===== Data extract =====

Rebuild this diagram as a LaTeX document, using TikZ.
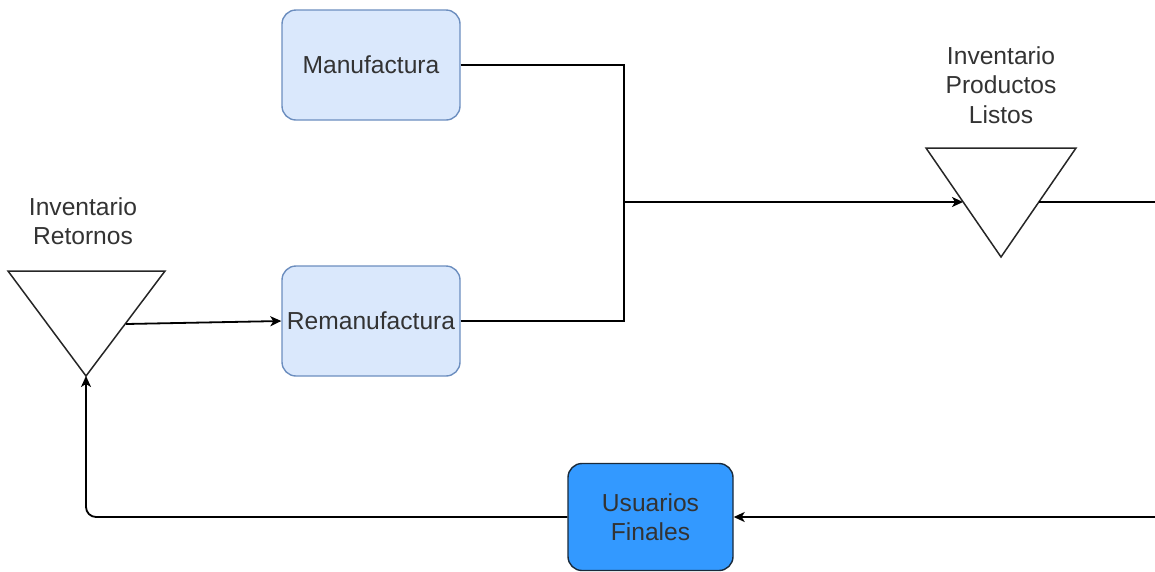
\documentclass[tikz,border=0pt]{standalone}
\usepackage{fontspec}
\setmainfont{Liberation Sans}
\usetikzlibrary{arrows.meta}
\definecolor{lightfill}{HTML}{DAE8FC}
\definecolor{lightstroke}{HTML}{6C8EBF}
\definecolor{darkfill}{HTML}{3399FF}
\definecolor{darkstroke}{HTML}{1A2A3A}
\definecolor{txt}{HTML}{333333}
\tikzset{
  procbox/.style={draw=lightstroke, fill=lightfill, line width=1.4pt, rounded corners=14pt,
    minimum width=178pt, minimum height=110pt, inner sep=2pt, text=txt,
    font=\fontsize{24.6}{29.5}\selectfont, align=center},
  userbox/.style={procbox, draw=darkstroke, fill=darkfill, minimum width=165pt, minimum height=107pt},
  lbl/.style={font=\fontsize{24.6}{29.5}\selectfont, align=center, text=txt},
  tri/.style={draw=black!85, line width=1.5pt, line join=miter},
  conn/.style={draw=black, line width=1.8pt},
  arr/.style={conn, -{Stealth[length=11pt,width=10pt,inset=3pt]}}
}
\begin{document}
\begin{tikzpicture}[x=1pt,y=-1pt]
\useasboundingbox (0,0) rectangle (1155,571);
% boxes
\node[procbox] (manu) at (371,65) {Manufactura};
\node[procbox] (reman) at (371,321) {Remanufactura};
\node[userbox] (usu) at (650.5,517) {Usuarios\\Finales};
% triangles
\draw[tri] (8,271) -- (165,271) -- (86,376) -- cycle;
\draw[tri] (926,148) -- (1076,148) -- (1001,257) -- cycle;
\coordinate (lapex) at (86,376);
\coordinate (lout) at (126,324);
\coordinate (rin) at (963,202);
\coordinate (rout) at (1039,202);
\node[lbl] (lret) at (83,221) {Inventario\\Retornos};
\node[lbl] (lprod) at (1001,85) {Inventario\\Productos\\Listos};
% connectors
\coordinate (j) at (624,202);
\coordinate (redge) at (1155,202);
\coordinate (redge2) at (1155,517);
\draw[conn] (manu.east) -| (j);
\draw[conn] (reman.east) -| (j);
\draw[arr] (j) -- (rin);
\draw[conn] (rout) -- (redge);
\draw[arr] (redge2) -- (usu.east);
\draw[arr, rounded corners=10pt] (usu.west) -| (lapex);
\draw[arr] (lout) -- (reman.west);
\end{tikzpicture}
\end{document}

=====

**What you need to do:** Reproduce the listing exactly. Leave its pictures out.

**Solution below:**
Rebuild this diagram as a LaTeX document, using TikZ.
\documentclass[tikz,border=0pt]{standalone}
\usepackage{fontspec}
\setmainfont{Liberation Sans}
\usetikzlibrary{arrows.meta}
\definecolor{lightfill}{HTML}{DAE8FC}
\definecolor{lightstroke}{HTML}{6C8EBF}
\definecolor{darkfill}{HTML}{3399FF}
\definecolor{darkstroke}{HTML}{1A2A3A}
\definecolor{txt}{HTML}{333333}
\tikzset{
  procbox/.style={draw=lightstroke, fill=lightfill, line width=1.4pt, rounded corners=14pt,
    minimum width=178pt, minimum height=110pt, inner sep=2pt, text=txt,
    font=\fontsize{24.6}{29.5}\selectfont, align=center},
  userbox/.style={procbox, draw=darkstroke, fill=darkfill, minimum width=165pt, minimum height=107pt},
  lbl/.style={font=\fontsize{24.6}{29.5}\selectfont, align=center, text=txt},
  tri/.style={draw=black!85, line width=1.5pt, line join=miter},
  conn/.style={draw=black, line width=1.8pt},
  arr/.style={conn, -{Stealth[length=11pt,width=10pt,inset=3pt]}}
}
\begin{document}
\begin{tikzpicture}[x=1pt,y=-1pt]
\useasboundingbox (0,0) rectangle (1155,571);
% boxes
\node[procbox] (manu) at (371,65) {Manufactura};
\node[procbox] (reman) at (371,321) {Remanufactura};
\node[userbox] (usu) at (650.5,517) {Usuarios\\Finales};
% triangles
\draw[tri] (8,271) -- (165,271) -- (86,376) -- cycle;
\draw[tri] (926,148) -- (1076,148) -- (1001,257) -- cycle;
\coordinate (lapex) at (86,376);
\coordinate (lout) at (126,324);
\coordinate (rin) at (963,202);
\coordinate (rout) at (1039,202);
\node[lbl] (lret) at (83,221) {Inventario\\Retornos};
\node[lbl] (lprod) at (1001,85) {Inventario\\Productos\\Listos};
% connectors
\coordinate (j) at (624,202);
\coordinate (redge) at (1155,202);
\coordinate (redge2) at (1155,517);
\draw[conn] (manu.east) -| (j);
\draw[conn] (reman.east) -| (j);
\draw[arr] (j) -- (rin);
\draw[conn] (rout) -- (redge);
\draw[arr] (redge2) -- (usu.east);
\draw[arr, rounded corners=10pt] (usu.west) -| (lapex);
\draw[arr] (lout) -- (reman.west);
\end{tikzpicture}
\end{document}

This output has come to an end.